Solids of revolution, how come we use the inverse function when we use method of cylindrical shells? Doing my second course in college calculus, and we are doing integrals and volumes by slicing/solids of revolution. The question I had trouble with was:
"Find the volume of a solid $S$, using the method of cylindrical shells, that is generated by rotating about the $x$-axis the region bounded by $y = x^2$, $y = 0$, and $x = 1$. "

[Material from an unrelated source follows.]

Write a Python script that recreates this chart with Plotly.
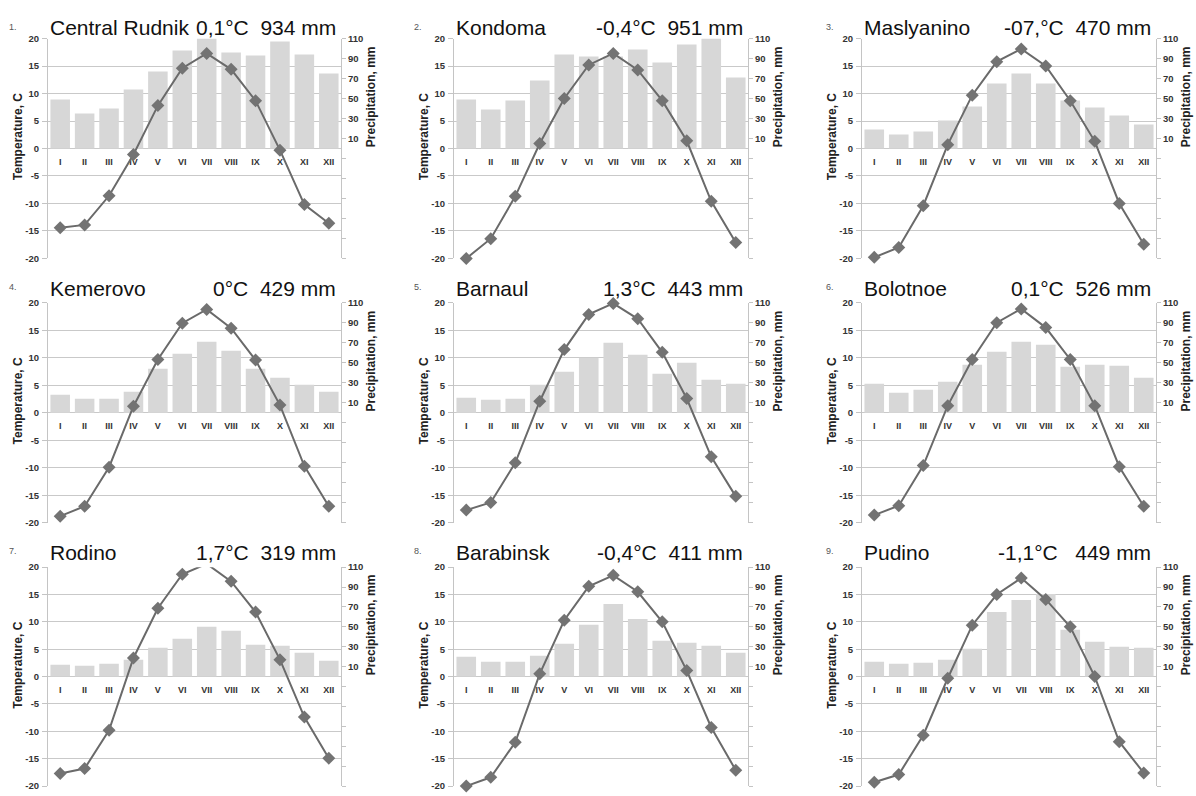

I was having a real hard time figuring out why I kept getting the wrong answer when using the formula for the method of cylindrical shells, $V = 2\pi \int xf(x)\, \mathrm{d}x$
for determining a volume, until I saw that you are supposed to use the inverse function in the formula. Simply put, how come? Thanks in advance for any help! 
 A: It is the way the shells look that matters. In the usual case, i.e. rotating about the $y$-axis, the formula states:
$$
V = \int\limits_a^b \underbrace{(2 \pi x)}_{\text{circumference}} \underbrace{[f(x)]}_{\text{height}} \, \operatorname{d}x
$$
If you draw your specific problem, you will notice that your cylindrical shells end up with a radius of $y$ (circumference of $2 \pi y$) and a height of $1 - \sqrt{y}$.
A: Draw the picture.  You're rotating about the $x$-axis.  The radius of the shell is $y$.  The shell extends from the the graph rightward to the line $x=1$.  The horizontal distance from graph rightward to the line $x=1$ is the length of the segment from $(x,y)$ to $(1,y)$, where $y=f(x)$.  That means it goes from $(f^{-1}(y),y)$ to $(1,y)$.  So the surface area of the shell is
$$
\text{circumference}\times\text{(horizontal) height} = 2\pi y(1-x) = 2\pi y (1-f^{-1}(y)).
$$
The infinitely small thickness of the shell is $dy$, so you integrate
$$
\int_{y=0}^{y=1} 2\pi y (1-f^{-1}(y))\,dy.
$$
You could say the aformentioned segment goes from $(x,y)$ to $(1,y)$, i.e. from $(x,f(x))$ to $(1,f(x))$ and you have
$$
\int_{x=0}^{x=1} 2\pi f(x)\, (1-x)\  \  \underbrace{\Big(f'(x)\,dx\Big)}_{\text{This is }dy.}
$$
and that's the same thing.
At any rate, if $y=f(x)$ then $x=f^{-1}(y)$.
(All this works if $f$ is monotone, but not necessarily otherwise.)